▶ _Required task_
Retype word for word the first line of the listing and each line after it up to the line with "289, 291, 411]", with the pictures taken out.

▶ _Given material_
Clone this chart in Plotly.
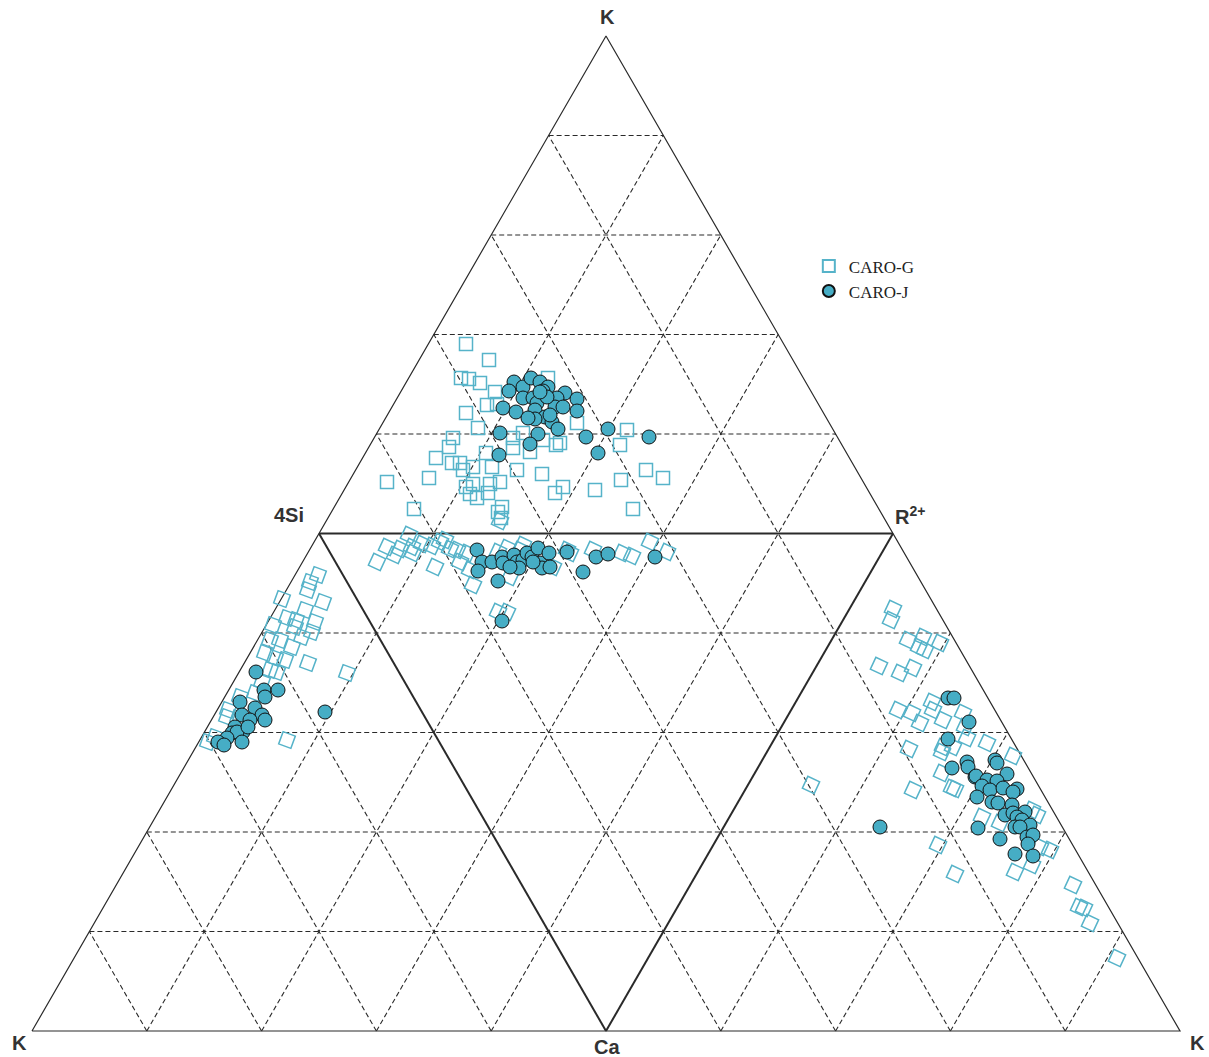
import numpy as np
import plotly.graph_objects as go

# Diagram units: base of the big triangle = 1148, height = 995 (origin at lower-left K vertex)
SIDE = 1148.0
HEIGHT = 995.0

# ---------------- CARO-G (open squares) ----------------
g_top_x = [434, 457, 429, 437, 448, 463, 516, 434, 455, 465, 446, 421, 417, 404, 420, 428, 397, 355, 382,
           441, 454, 460, 441, 458, 468, 438, 445, 456, 470, 466, 469, 485, 481, 498, 511, 524, 510, 523,
           531, 545, 563, 588, 595, 589, 614, 631, 601, 491, 481, 528, 434, 431]
g_top_y = [687, 671, 653, 652, 648, 639, 653, 618, 626, 627, 603, 593, 584, 573, 568, 568, 553, 549, 522,
           564, 578, 564, 547, 547, 549, 537, 533, 538, 524, 519, 513, 561, 583, 579, 591, 586, 557, 538,
           544, 608, 541, 586, 601, 551, 561, 553, 522, 598, 593, 588, 544, 561]

g_mid_x = [377, 345, 355, 368, 380, 381, 390, 400, 403, 408, 418, 425, 428, 435, 438, 441, 466, 475, 478,
           491, 488, 521, 535, 538, 561, 590, 600, 618, 635, 466, 475, 468, 413, 363]
g_mid_y = [496, 469, 484, 482, 484, 478, 487, 485, 464, 489, 482, 481, 469, 478, 461, 446, 479, 483, 454,
           486, 481, 464, 481, 478, 481, 478, 475, 489, 479, 419, 419, 510, 491, 476]

g_left_x = [286, 278, 276, 291, 250, 273, 283, 241, 255, 263, 270, 280, 238, 248, 260, 233, 243, 253, 276,
            238, 245, 315, 230, 223, 208, 196, 195, 206, 183, 176, 255, 264]
g_left_y = [456, 449, 441, 429, 432, 421, 409, 406, 413, 404, 394, 399, 391, 391, 384, 378, 373, 371, 368,
            361, 359, 358, 349, 338, 334, 321, 314, 313, 294, 289, 291, 411]

g_right_x = [861, 859, 876, 891, 887, 893, 908, 847, 868, 881, 866, 880, 888, 900, 901, 911, 931, 877, 911,
             910, 920, 935, 955, 881, 910, 921, 981, 923, 950, 968, 1000, 1005, 906, 923, 983, 1000, 1008,
             1018, 1041, 1047, 1052, 1058, 1085, 779, 933]
g_right_y = [422, 411, 391, 394, 384, 381, 388, 365, 358, 363, 321, 318, 308, 329, 321, 311, 318, 282, 284,
             258, 243, 293, 288, 241, 279, 284, 275, 242, 214, 208, 221, 216, 186, 157, 159, 166, 184,
             181, 146, 124, 123, 108, 73, 246, 304]

# ---------------- CARO-J (filled circles) ----------------
j_x = [482, 477, 491, 499, 508, 516, 511, 491, 501, 505, 533, 525, 545, 545, 471, 484, 503, 523, 531, 513,
       503, 520, 526, 506, 498, 468, 467, 554, 576, 566, 617, 515, 508, 496, 518,
       445, 450, 446, 460, 470, 471, 482, 485, 491, 487, 495, 500, 506, 508, 510, 517, 518, 535, 551, 564,
       576, 623, 466, 470, 478, 501,
       224, 232, 233, 246, 208, 223, 230, 210, 218, 233, 211, 203, 200, 205, 195, 186, 192, 210, 293, 216,
       916, 922, 937, 916, 920, 935, 936, 943, 963, 965, 975, 944, 955, 965, 950, 958, 971, 985, 981, 945,
       960, 966, 980, 973, 981, 993, 985, 990, 983, 998, 988, 946, 995, 1001, 996, 968, 983, 1001, 848]
j_y = [649, 640, 644, 653, 649, 644, 640, 633, 633, 628, 638, 633, 632, 620, 623, 619, 621, 624, 624, 614,
       612, 609, 602, 597, 587, 598, 576, 594, 602, 578, 594, 634, 639, 613, 616,
       481, 469, 460, 469, 474, 468, 476, 469, 471, 463, 478, 474, 483, 468, 463, 478, 464, 479, 459, 474,
       477, 474, 450, 410, 464, 469,
       359, 341, 334, 341, 329, 323, 316, 316, 311, 311, 299, 304, 298, 299, 293, 289, 286, 289, 319, 304,
       333, 333, 309, 292, 263, 269, 264, 254, 271, 268, 257, 255, 251, 250, 245, 241, 243, 242, 239, 234,
       229, 228, 226, 216, 218, 219, 214, 211, 204, 206, 204, 203, 194, 196, 187, 192, 177, 175, 204]

vertex_labels = ["K", "4Si", "R<sup>2+</sup>", "K", "Ca", "K"]

# ---------------- geometry of the diagram (from the unit triangle) ----------------
L, H = SIDE, HEIGHT
dash_x, dash_y, inner_x, inner_y = [], [], [], []
for k in range(1, 10):
    f = k / 10.0
    segs = [
        ((f * L / 2, f * H), (L - f * L / 2, f * H)),            # parallel to base
        ((f * L, 0), ((L + f * L) / 2, H * (1 - f))),           # parallel to left side
        ((f * L, 0), (f * L / 2, f * H)),                        # parallel to right side
    ]
    for (x0, y0), (x1, y1) in segs:
        if k == 5:
            inner_x += [x0, x1, None]
            inner_y += [y0, y1, None]
        else:
            dash_x += [x0, x1, None]
            dash_y += [y0, y1, None]

outer_x = [0, L, L / 2, 0]
outer_y = [0, 0, H, 0]

fig = go.Figure()
line_col = "#2a2a2a"
fig.add_trace(go.Scatter(x=dash_x, y=dash_y, mode="lines", showlegend=False, hoverinfo="skip",
                         line=dict(color=line_col, width=1.1, dash="5px,3px")))
fig.add_trace(go.Scatter(x=inner_x, y=inner_y, mode="lines", showlegend=False, hoverinfo="skip",
                         line=dict(color=line_col, width=2)))
fig.add_trace(go.Scatter(x=outer_x, y=outer_y, mode="lines", showlegend=False, hoverinfo="skip",
                         line=dict(color=line_col, width=1.2)))

sq_col = "#56b3c9"
for i, (gx, gy, ang) in enumerate([(g_top_x, g_top_y, 0), (g_mid_x, g_mid_y, 25),
                                    (g_left_x, g_left_y, 20), (g_right_x, g_right_y, 25)]):
    fig.add_trace(go.Scatter(
        x=gx, y=gy, mode="markers", name="CARO-G", legendgroup="g", showlegend=(i == 0),
        marker=dict(symbol="square-open", size=13, angle=ang, color=sq_col, line=dict(width=1.5, color=sq_col))))

fig.add_trace(go.Scatter(
    x=j_x, y=j_y, mode="markers", name="CARO-J",
    marker=dict(symbol="circle", size=14, color="#46adc5", line=dict(width=1, color="#111111"))))

# vertex labels
lab_pos = [(575, 1014), (257, 516), (878, 516), (-13, -12), (575, -16), (1165, -12)]
for txt, (lx, ly) in zip(vertex_labels, lab_pos):
    fig.add_annotation(x=lx, y=ly, text="<b>%s</b>" % txt, showarrow=False,
                       font=dict(family="Liberation Sans, Arial", size=20, color="#333333"))

fig.update_xaxes(range=[-32, 1177], visible=False, showgrid=False, zeroline=False)
fig.update_yaxes(range=[-26, 1031], visible=False, showgrid=False, zeroline=False)
fig.update_layout(
    width=1209, height=1057, margin=dict(l=0, r=0, t=0, b=0),
    plot_bgcolor="white", paper_bgcolor="white",
    legend=dict(x=0.669, y=0.765, xanchor="left", yanchor="top", bgcolor="rgba(0,0,0,0)",
                font=dict(family="Liberation Serif, Times New Roman", size=17, color="#222222"),
                itemsizing="constant", tracegroupgap=0),
)
fig.write_html("out.html", config={"displayModeBar": False},
               post_script="document.body.style.margin='0';document.body.style.overflow='hidden';")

▶ _Expected answer_
Clone this chart in Plotly.
import numpy as np
import plotly.graph_objects as go

# Diagram units: base of the big triangle = 1148, height = 995 (origin at lower-left K vertex)
SIDE = 1148.0
HEIGHT = 995.0

# ---------------- CARO-G (open squares) ----------------
g_top_x = [434, 457, 429, 437, 448, 463, 516, 434, 455, 465, 446, 421, 417, 404, 420, 428, 397, 355, 382,
           441, 454, 460, 441, 458, 468, 438, 445, 456, 470, 466, 469, 485, 481, 498, 511, 524, 510, 523,
           531, 545, 563, 588, 595, 589, 614, 631, 601, 491, 481, 528, 434, 431]
g_top_y = [687, 671, 653, 652, 648, 639, 653, 618, 626, 627, 603, 593, 584, 573, 568, 568, 553, 549, 522,
           564, 578, 564, 547, 547, 549, 537, 533, 538, 524, 519, 513, 561, 583, 579, 591, 586, 557, 538,
           544, 608, 541, 586, 601, 551, 561, 553, 522, 598, 593, 588, 544, 561]

g_mid_x = [377, 345, 355, 368, 380, 381, 390, 400, 403, 408, 418, 425, 428, 435, 438, 441, 466, 475, 478,
           491, 488, 521, 535, 538, 561, 590, 600, 618, 635, 466, 475, 468, 413, 363]
g_mid_y = [496, 469, 484, 482, 484, 478, 487, 485, 464, 489, 482, 481, 469, 478, 461, 446, 479, 483, 454,
           486, 481, 464, 481, 478, 481, 478, 475, 489, 479, 419, 419, 510, 491, 476]

g_left_x = [286, 278, 276, 291, 250, 273, 283, 241, 255, 263, 270, 280, 238, 248, 260, 233, 243, 253, 276,
            238, 245, 315, 230, 223, 208, 196, 195, 206, 183, 176, 255, 264]
g_left_y = [456, 449, 441, 429, 432, 421, 409, 406, 413, 404, 394, 399, 391, 391, 384, 378, 373, 371, 368,
            361, 359, 358, 349, 338, 334, 321, 314, 313, 294, 289, 291, 411]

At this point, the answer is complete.